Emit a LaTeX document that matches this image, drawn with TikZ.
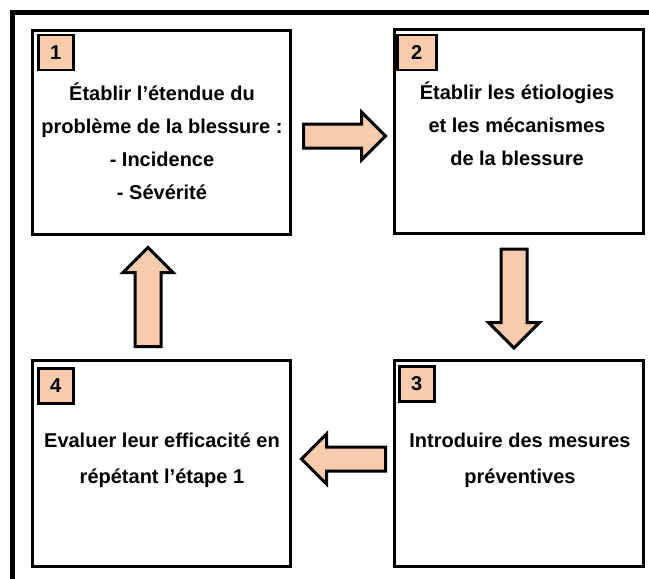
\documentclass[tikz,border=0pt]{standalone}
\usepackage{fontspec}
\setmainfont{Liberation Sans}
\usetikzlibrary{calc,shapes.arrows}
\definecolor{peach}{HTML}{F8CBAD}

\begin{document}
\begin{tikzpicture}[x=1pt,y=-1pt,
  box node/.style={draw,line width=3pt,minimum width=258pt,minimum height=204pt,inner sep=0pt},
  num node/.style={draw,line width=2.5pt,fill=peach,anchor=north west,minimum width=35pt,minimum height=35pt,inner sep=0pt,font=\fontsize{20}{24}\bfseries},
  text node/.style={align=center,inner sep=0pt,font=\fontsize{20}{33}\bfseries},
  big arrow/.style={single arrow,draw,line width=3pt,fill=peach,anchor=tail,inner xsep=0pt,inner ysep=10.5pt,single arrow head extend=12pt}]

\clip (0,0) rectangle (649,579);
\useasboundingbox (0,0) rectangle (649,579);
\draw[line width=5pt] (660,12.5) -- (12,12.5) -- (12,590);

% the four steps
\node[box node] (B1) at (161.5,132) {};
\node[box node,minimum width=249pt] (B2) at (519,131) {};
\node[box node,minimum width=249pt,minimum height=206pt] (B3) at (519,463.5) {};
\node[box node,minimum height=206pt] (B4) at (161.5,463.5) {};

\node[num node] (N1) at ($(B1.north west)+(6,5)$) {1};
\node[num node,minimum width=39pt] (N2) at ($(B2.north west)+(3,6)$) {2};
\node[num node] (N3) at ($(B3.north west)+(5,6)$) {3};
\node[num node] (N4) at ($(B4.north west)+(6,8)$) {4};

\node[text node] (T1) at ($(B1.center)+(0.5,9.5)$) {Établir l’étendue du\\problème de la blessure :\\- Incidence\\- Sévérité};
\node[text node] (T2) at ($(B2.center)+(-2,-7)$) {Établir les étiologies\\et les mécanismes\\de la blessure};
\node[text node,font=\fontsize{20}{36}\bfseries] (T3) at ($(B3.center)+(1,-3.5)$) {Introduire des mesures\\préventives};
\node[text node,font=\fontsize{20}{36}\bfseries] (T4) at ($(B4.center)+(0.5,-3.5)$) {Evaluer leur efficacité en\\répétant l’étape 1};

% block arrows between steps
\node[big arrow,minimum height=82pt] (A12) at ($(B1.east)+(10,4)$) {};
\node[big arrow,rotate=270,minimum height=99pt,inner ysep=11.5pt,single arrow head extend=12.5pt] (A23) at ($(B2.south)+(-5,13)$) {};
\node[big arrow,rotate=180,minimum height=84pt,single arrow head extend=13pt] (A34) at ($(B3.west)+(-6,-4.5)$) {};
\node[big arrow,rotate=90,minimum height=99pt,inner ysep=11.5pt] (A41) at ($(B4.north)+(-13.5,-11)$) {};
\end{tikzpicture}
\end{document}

------------------------

- [Task requirements]
Go through the material above and print all of it exactly, except the pictures.

- [Expected answer]
Emit a LaTeX document that matches this image, drawn with TikZ.
\documentclass[tikz,border=0pt]{standalone}
\usepackage{fontspec}
\setmainfont{Liberation Sans}
\usetikzlibrary{calc,shapes.arrows}
\definecolor{peach}{HTML}{F8CBAD}

\begin{document}
\begin{tikzpicture}[x=1pt,y=-1pt,
  box node/.style={draw,line width=3pt,minimum width=258pt,minimum height=204pt,inner sep=0pt},
  num node/.style={draw,line width=2.5pt,fill=peach,anchor=north west,minimum width=35pt,minimum height=35pt,inner sep=0pt,font=\fontsize{20}{24}\bfseries},
  text node/.style={align=center,inner sep=0pt,font=\fontsize{20}{33}\bfseries},
  big arrow/.style={single arrow,draw,line width=3pt,fill=peach,anchor=tail,inner xsep=0pt,inner ysep=10.5pt,single arrow head extend=12pt}]

\clip (0,0) rectangle (649,579);
\useasboundingbox (0,0) rectangle (649,579);
\draw[line width=5pt] (660,12.5) -- (12,12.5) -- (12,590);

% the four steps
\node[box node] (B1) at (161.5,132) {};
\node[box node,minimum width=249pt] (B2) at (519,131) {};
\node[box node,minimum width=249pt,minimum height=206pt] (B3) at (519,463.5) {};
\node[box node,minimum height=206pt] (B4) at (161.5,463.5) {};

\node[num node] (N1) at ($(B1.north west)+(6,5)$) {1};
\node[num node,minimum width=39pt] (N2) at ($(B2.north west)+(3,6)$) {2};
\node[num node] (N3) at ($(B3.north west)+(5,6)$) {3};
\node[num node] (N4) at ($(B4.north west)+(6,8)$) {4};

\node[text node] (T1) at ($(B1.center)+(0.5,9.5)$) {Établir l’étendue du\\problème de la blessure :\\- Incidence\\- Sévérité};
\node[text node] (T2) at ($(B2.center)+(-2,-7)$) {Établir les étiologies\\et les mécanismes\\de la blessure};
\node[text node,font=\fontsize{20}{36}\bfseries] (T3) at ($(B3.center)+(1,-3.5)$) {Introduire des mesures\\préventives};
\node[text node,font=\fontsize{20}{36}\bfseries] (T4) at ($(B4.center)+(0.5,-3.5)$) {Evaluer leur efficacité en\\répétant l’étape 1};

% block arrows between steps
\node[big arrow,minimum height=82pt] (A12) at ($(B1.east)+(10,4)$) {};
\node[big arrow,rotate=270,minimum height=99pt,inner ysep=11.5pt,single arrow head extend=12.5pt] (A23) at ($(B2.south)+(-5,13)$) {};
\node[big arrow,rotate=180,minimum height=84pt,single arrow head extend=13pt] (A34) at ($(B3.west)+(-6,-4.5)$) {};
\node[big arrow,rotate=90,minimum height=99pt,inner ysep=11.5pt] (A41) at ($(B4.north)+(-13.5,-11)$) {};
\end{tikzpicture}
\end{document}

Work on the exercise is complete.